In Insights into Christian Esoterism Rene Guenon points out that the traditional significance of the heart refers to the intellect and not to feelings. This is one of the clues to unlocking the secret language of Dante of the Divine Comedy.
The cuore gentile [kind heart] of the Fedeli d’Amore is the heart purified, that is, devoid of all that concerns worldly objects, and by this very fact made ready to receive interior illumination. It is remarkable that an identical doctrine is found in Taoism.
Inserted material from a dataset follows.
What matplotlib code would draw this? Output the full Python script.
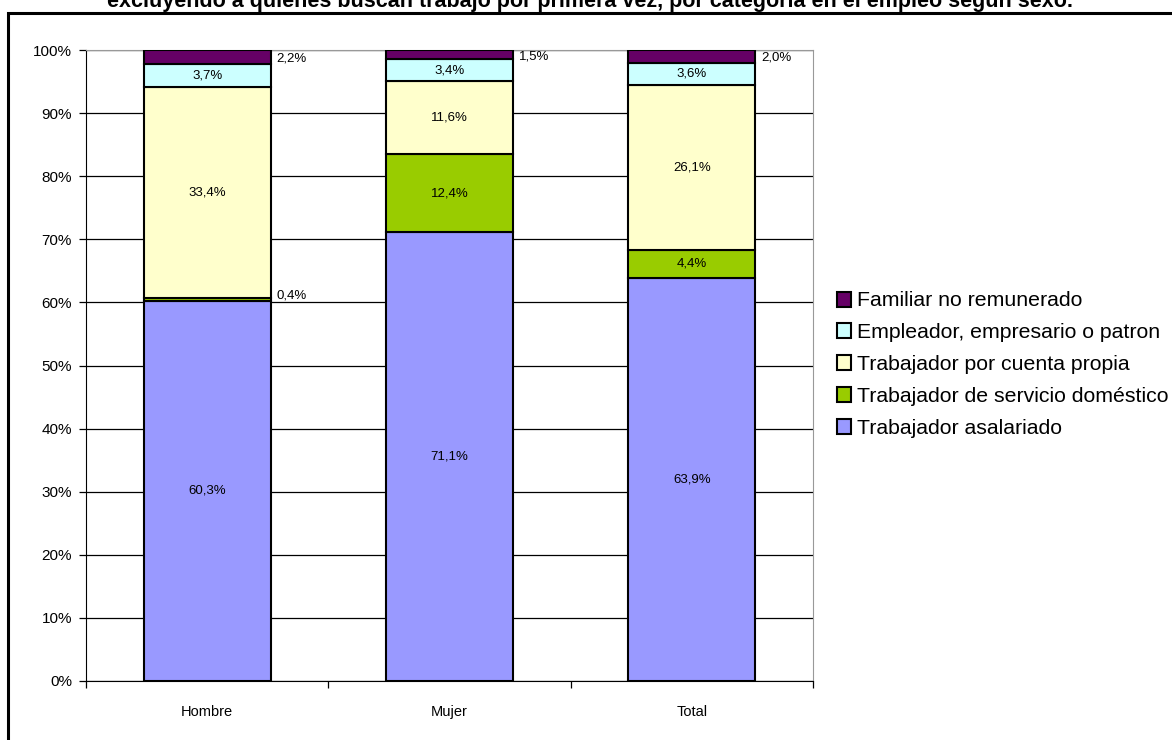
import numpy as np
import matplotlib.pyplot as plt
from matplotlib.patches import Rectangle

plt.rcParams['font.family'] = ['Liberation Sans', 'DejaVu Sans']

# data
categorias = ['Hombre', 'Mujer', 'Total']
series = ['Trabajador asalariado', 'Trabajador de servicio doméstico',
          'Trabajador por cuenta propia', 'Empleador, empresario o patron',
          'Familiar no remunerado']
asalariado = [60.3, 71.1, 63.9]
domestico = [0.4, 12.4, 4.4]
cuenta_propia = [33.4, 11.6, 26.1]
empleador = [3.7, 3.4, 3.6]
familiar = [2.2, 1.5, 2.0]
colores = ['#9999FF', '#99CC00', '#FFFFCC', '#CCFFFF', '#660066']

valores = [asalariado, domestico, cuenta_propia, empleador, familiar]

fig = plt.figure(figsize=(11.72, 7.4), dpi=100)
ax = fig.add_axes([86/1172, (740-681)/740, (813-86)/1172, (681-50)/740])

x = np.arange(len(categorias))
w = 0.525
base = np.zeros(len(categorias))
handles = []
for vals, col, nombre in zip(valores, colores, series):
    vals = np.array(vals)
    b = ax.bar(x, vals, w, bottom=base, color=col, edgecolor='black', linewidth=1.5,
               label=nombre, zorder=3)
    handles.append(b)
    for xi, v, b0 in zip(x, vals, base):
        txt = f'{v:.1f}%'.replace('.', ',')
        if v < 3:
            ax.annotate(txt, (xi + w/2, b0 + v/2), xytext=(4, -1 if b0 > 90 else 3),
                        textcoords='offset points', ha='left', va='center',
                        fontsize=9.5)
        else:
            ax.text(xi, b0 + v/2, txt, ha='center', va='center', fontsize=9.5, zorder=4)
    base = base + vals

ax.set_xlim(-0.5, 2.5)
ax.set_ylim(0, 100)
ax.set_yticks(np.arange(0, 101, 10))
ax.set_yticklabels([f'{v}%' for v in range(0, 101, 10)], fontsize=11)
ax.yaxis.grid(True, color='black', linewidth=0.9, zorder=0)
ax.set_axisbelow(True)
ax.set_xticks(x)
ax.set_xticklabels(categorias, fontsize=10.5)
ax.set_xticks([-0.5, 0.5, 1.5, 2.5], minor=True)
ax.tick_params(axis='x', which='major', length=0, pad=17)
ax.tick_params(axis='x', which='minor', length=5, width=0.9, color='black')
ax.tick_params(axis='y', length=5, width=0.9, pad=5)
ax.spines['top'].set_color('#999999')
ax.spines['right'].set_color('#999999')
ax.spines['left'].set_color('black')
ax.spines['bottom'].set_color('black')

leg = fig.legend(handles[::-1], series[::-1], loc='upper left',
                 bbox_to_anchor=(828/1172, 1 - 283/740), frameon=False,
                 fontsize=15.3, handlelength=0.7, handleheight=0.7,
                 handletextpad=0.25, labelspacing=0.6, borderaxespad=0)

fig.text(590/1172, 1 - 7/740,
         'excluyendo a quienes buscan trabajo por primera vez, por categoría en el empleo según sexo.',
         ha='center', va='baseline', fontsize=15.5, fontweight='bold')

fig.patches.append(Rectangle((8/1172, -0.1), 1.2, 1.1 - 13/740, transform=fig.transFigure,
                             fill=False, edgecolor='black', linewidth=2.2))

fig.savefig('out.png', dpi=100)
What is also remarkable is that an identical doctrine is found in Meditations on the Tarot. On the Bateleur, Valentin Tomberg writes:
The first Arcanum, the underlying principle of the other 21 Major Arcana of the Tarot, is that of the connection between personal effort and spiritual reality. It holds the first place in the series because if one does not understand it (i.e., grasped in cognitive and realized practical experience), one will not know what to do with all the other arcana. For it is the Bateleur who is called to reveal the practical method relating to all the arcana.
So here are the two terms in the connection.
- Personal Effort: the heart purified.
- Spiritual Reality: interior illumination.
We can immediately see the connection between the practice of the Fedeli d’Amore and the first two arcana. In the second Arcana of the High Priestess, where we learn to clarify the soul as was pointed out in The Word is made Flesh. So for Dante, the personal effort of purifying the heart makes it ready to receive the interior illumination of the spirit.
Regarding the lesson of the first Arcanum, could we say that this is the same reason Christ’s first miracle in the Gospel of St. John is the turning of water into wine?
I’ve begun looking at the seven miracles as a kind of ‘school’, particularly using them as rosary meditations, and it struck me that the playful ease which allows concentration without effort that wine can bring about is the same attitude that Le Bateleur seeks to teach us. In other words, the first miracle restores the attitude which will make spiritual endeavors fruitful.